In the case in which the node N3′ (or node N4′) has an unknown logic status, the logic level of the node N3′ (or node N4′) varies depending upon a fabrication condition of the level shifter, a peripheral circuit condition or noise. Accordingly, when the pull-up circuit or the pull-down circuit is not used, the third wide range signal (the voltage at the node N7′) or the fourth wide range signal (the voltage at the node N8′) is in the unknown logic status, and the level shifter may no longer output correct wide range signals.
When the first power voltage VADDL is disabled, a power of first power voltage ADDL is not supplied, or a voltage level of the first power voltage VADDL decreases to a ground level, the first power voltage VADDL has substantially a ground level GND. The pull-up circuit or the pull-down circuit prevents the unknown logic state of the third and fourth wide range signals.
When the pull-up/pull-down circuit 140 integrated by an integrated circuit of transistors may have an area smaller than a pull-up/pull-down circuit integrated by an integrated circuit of diode-connected transistors or resistors.
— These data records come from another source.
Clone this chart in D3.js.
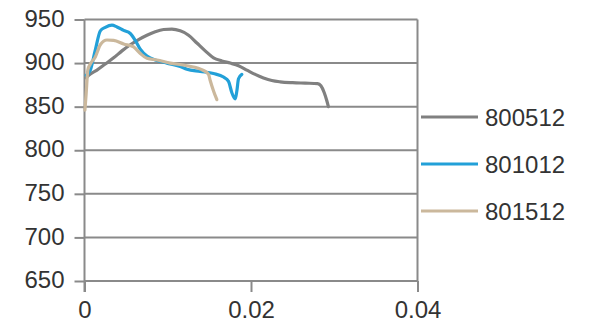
<!DOCTYPE html>
<html>
<head>
<meta charset="utf-8">
<script src="https://cdn.jsdelivr.net/npm/d3@7"></script>
<style>
  html, body { margin: 0; padding: 0; background: #fff; }
  svg { display: block; }
  text { font-family: "Liberation Sans", Arial, sans-serif; fill: #333; }
</style>
</head>
<body>
<svg id="chart" width="592" height="328"></svg>
<script>
// Strain (x) vs. stress (y) curves for three specimens
const seriesNames = ["800512", "801012", "801512"];
const seriesColors = ["#808080", "#22a0d8", "#cbb89c"];

const strain800512 = [0.0002, 0.0005, 0.0015, 0.0025, 0.0035, 0.0045, 0.0055, 0.0065, 0.0075, 0.0085, 0.0095, 0.0105, 0.0115, 0.0125, 0.0135, 0.0145, 0.0155, 0.0165, 0.0175, 0.0185, 0.0195, 0.0205, 0.0215, 0.0225, 0.0235, 0.0250, 0.0265, 0.0280, 0.0284, 0.0288, 0.0291, 0.0293];
const stress800512 = [883, 886, 892, 899, 906, 914, 921, 927, 932, 936, 938.5, 939, 937, 932, 923, 914, 906, 902.5, 900, 897, 892, 887, 883, 880, 878.5, 877.5, 877, 876.5, 874, 866, 857, 850];

const strain801012 = [0.0002, 0.0007, 0.0013, 0.0019, 0.0025, 0.0033, 0.0039, 0.0047, 0.0055, 0.0061, 0.0067, 0.0075, 0.0087, 0.0099, 0.0115, 0.0123, 0.0139, 0.0155, 0.0167, 0.0173, 0.0177, 0.0181, 0.0183, 0.0185, 0.0189];
const stress801012 = [886, 892, 915, 937, 941, 943.5, 941.5, 937.5, 934, 926, 916, 908, 903, 900, 896, 893, 890.5, 888, 884, 879, 866, 859, 868, 882, 887];

const strain801512 = [0.00005, 0.0002, 0.0004, 0.0007, 0.0013, 0.0019, 0.0027, 0.0035, 0.0047, 0.0059, 0.0067, 0.0075, 0.0087, 0.0103, 0.0123, 0.0143, 0.0149, 0.0151, 0.0155, 0.0159];
const stress801512 = [846, 865, 892, 899, 907, 921, 926.5, 926, 922, 918.5, 911, 905.5, 903.5, 900, 897, 891.5, 887, 880, 868, 858];

const xTicks = [0, 0.02, 0.04];
const xTickLabels = ["0", "0.02", "0.04"];
const yTicks = [650, 700, 750, 800, 850, 900, 950];

const series = [
  { name: seriesNames[0], color: seriesColors[0], x: strain800512, y: stress800512 },
  { name: seriesNames[1], color: seriesColors[1], x: strain801012, y: stress801012 },
  { name: seriesNames[2], color: seriesColors[2], x: strain801512, y: stress801512 }
];

const svg = d3.select("#chart");
const plot = { left: 84.5, right: 417.5, top: 19.5, bottom: 281 };

const x = d3.scaleLinear().domain([0, 0.04]).range([plot.left, plot.right]);
const y = d3.scaleLinear().domain([650, 950]).range([plot.bottom, plot.top]);

const gridColor = "#8a8a8a";

// horizontal gridlines
svg.append("g")
  .selectAll("line")
  .data(yTicks)
  .join("line")
  .attr("x1", plot.left).attr("x2", plot.right)
  .attr("y1", d => y(d)).attr("y2", d => y(d))
  .attr("stroke", gridColor).attr("stroke-width", 2);

// right-hand vertical line at the last x tick
svg.append("line")
  .attr("x1", x(0.04)).attr("x2", x(0.04))
  .attr("y1", plot.top).attr("y2", plot.bottom)
  .attr("stroke", gridColor).attr("stroke-width", 2);

// y axis
const yAxis = svg.append("g")
  .attr("transform", `translate(${plot.left},0)`)
  .call(d3.axisLeft(y).tickValues(yTicks).tickSize(10).tickPadding(10).tickFormat(d3.format("d")));
yAxis.select(".domain").attr("stroke", gridColor).attr("stroke-width", 2)
  .attr("d", `M0,${plot.top}V${plot.bottom + 11}`);
yAxis.selectAll(".tick line").attr("stroke", gridColor).attr("stroke-width", 2);
yAxis.selectAll(".tick text")
  .attr("font-size", 24).attr("fill", "#333")
  .attr("font-family", "Liberation Sans, Arial, sans-serif")
  .attr("dy", "0.28em");

// x axis
const xAxis = svg.append("g")
  .attr("transform", `translate(0,${plot.bottom})`)
  .call(d3.axisBottom(x).tickValues(xTicks).tickSize(11).tickPadding(9)
    .tickFormat((d, i) => xTickLabels[i]));
xAxis.select(".domain").remove();
xAxis.selectAll(".tick line").attr("stroke", gridColor).attr("stroke-width", 2);
xAxis.selectAll(".tick text")
  .attr("font-size", 24).attr("fill", "#333")
  .attr("font-family", "Liberation Sans, Arial, sans-serif");

// series lines, lightly smoothed
const line = d3.line().curve(d3.curveMonotoneX).x(d => x(d[0])).y(d => y(d[1]));
svg.append("g")
  .selectAll("path")
  .data(series)
  .join("path")
  .attr("d", s => line(s.x.map((v, i) => [v, s.y[i]])))
  .attr("fill", "none")
  .attr("stroke", s => s.color)
  .attr("stroke-width", 3.2)
  .attr("stroke-linejoin", "round")
  .attr("stroke-linecap", "round");

// legend
const legend = svg.append("g")
  .selectAll("g")
  .data(series)
  .join("g")
  .attr("transform", (s, i) => `translate(421,${117 + i * 47})`);
legend.append("line")
  .attr("x1", 0).attr("x2", 57)
  .attr("stroke", s => s.color).attr("stroke-width", 3.2);
legend.append("text")
  .attr("x", 64).attr("dy", "0.36em")
  .attr("font-size", 24)
  .text(s => s.name);
</script>
</body>
</html>
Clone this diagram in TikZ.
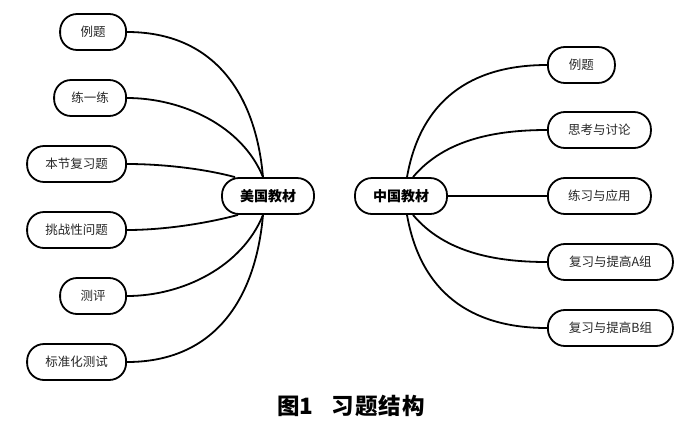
\documentclass[tikz,border=0pt]{standalone}
\usepackage{fontspec}
\newfontfamily\cjk{Noto Sans CJK SC}
\tikzset{
  pill/.style={draw, line width=1.8pt, rounded corners=17pt, minimum height=36pt, inner sep=0pt, font=\cjk\fontsize{12.5}{12.5}\selectfont, text=black!85},
  hub/.style={pill, font=\cjk\bfseries\fontsize{14}{14}\selectfont, text=black, minimum width=92pt},
  link/.style={line width=1.8pt},
}
\begin{document}
\begin{tikzpicture}[x=1pt,y=-1pt]
\useasboundingbox (0,0) rectangle (700,429);
% hubs
\node[hub] (us) at (268,196) {美国教材};
\node[hub] (cn) at (401,196) {中国教材};
% left nodes
\node[pill, anchor=east, minimum width=66pt] (l1) at (127,32) {例题};
\node[pill, anchor=east, minimum width=72pt] (l2) at (127,98) {练一练};
\node[pill, anchor=east, minimum width=99pt] (l3) at (127,164) {本节复习题};
\node[pill, anchor=east, minimum width=99pt] (l4) at (127,230) {挑战性问题};
\node[pill, anchor=east, minimum width=66pt] (l5) at (127,296) {测评};
\node[pill, anchor=east, minimum width=99pt] (l6) at (127,362) {标准化测试};
% right nodes
\node[pill, anchor=west, minimum width=67pt] (r1) at (547,65) {例题};
\node[pill, anchor=west, minimum width=103pt] (r2) at (547,130) {思考与讨论};
\node[pill, anchor=west, minimum width=103pt] (r3) at (547,196) {练习与应用};
\node[pill, anchor=west, minimum width=125pt] (r4) at (547,262) {复习与提高A组};
\node[pill, anchor=west, minimum width=125pt] (r5) at (547,328) {复习与提高B组};
% attachment points
\coordinate (usN) at ([xshift=-5pt]us.north);
\coordinate (usS) at ([xshift=-5pt]us.south);
\coordinate (usNW) at ([xshift=-33pt]us.north);
\coordinate (usSW) at ([xshift=-30pt]us.south);
\coordinate (cnN) at ([xshift=6pt]cn.north);
\coordinate (cnN2) at ([xshift=12pt]cn.north);
\coordinate (cnS) at ([xshift=6pt]cn.south);
\coordinate (cnS2) at ([xshift=12pt]cn.south);
% connectors
\draw[link] (l1.east) to[out=0, in=95, looseness=1.1] (usN);
\draw[link] (l2.east) to[out=0, in=112, looseness=0.9] (usN);
\draw[link] (l3.east) to[out=0, in=165, looseness=0.8] (usNW);
\draw[link] (l4.east) to[out=0, in=195, looseness=0.8] (usSW);
\draw[link] (l5.east) to[out=0, in=248, looseness=0.9] (usS);
\draw[link] (l6.east) to[out=0, in=265, looseness=1.1] (usS);
\draw[link] (cnN) to[out=80, in=180, looseness=1.1] (r1.west);
\draw[link] (cnN2) to[out=50, in=180, looseness=0.9] (r2.west);
\draw[link] (cn.east) -- (r3.west);
\draw[link] (cnS2) to[out=-50, in=180, looseness=0.9] (r4.west);
\draw[link] (cnS) to[out=-80, in=180, looseness=1.1] (r5.west);
% caption
\node[font=\cjk\bfseries\fontsize{22.5}{22.5}\selectfont] (cap) at (351,406) {图1\hspace{0.8em}习\hspace{0.05em}题\hspace{0.05em}结\hspace{0.05em}构};
\end{tikzpicture}
\end{document}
However, the pull-up/pull-down circuit 140 realized by the integrated circuit may consume large static current and requires separate control signals (PDB, PD of FIG. 1) for controlling the transistors M13′ and M14′.
That is, when the low voltage stage is disabled by the disabled first power voltage VADDL, the conventional level shifter additionally requires a pull-up/pull-down circuit that consumes a static current so as to maintain the third and fourth wide range signals as definite logic state. Furthermore, the conventional level shifter needs the separate control signals for selecting a normal operation or a pull-up/pull-down operation.
When the pull-up/pull-down circuit integrated by an integrated circuit of diode-connected transistors or resistors occupies a large area and induces additional static current consumption.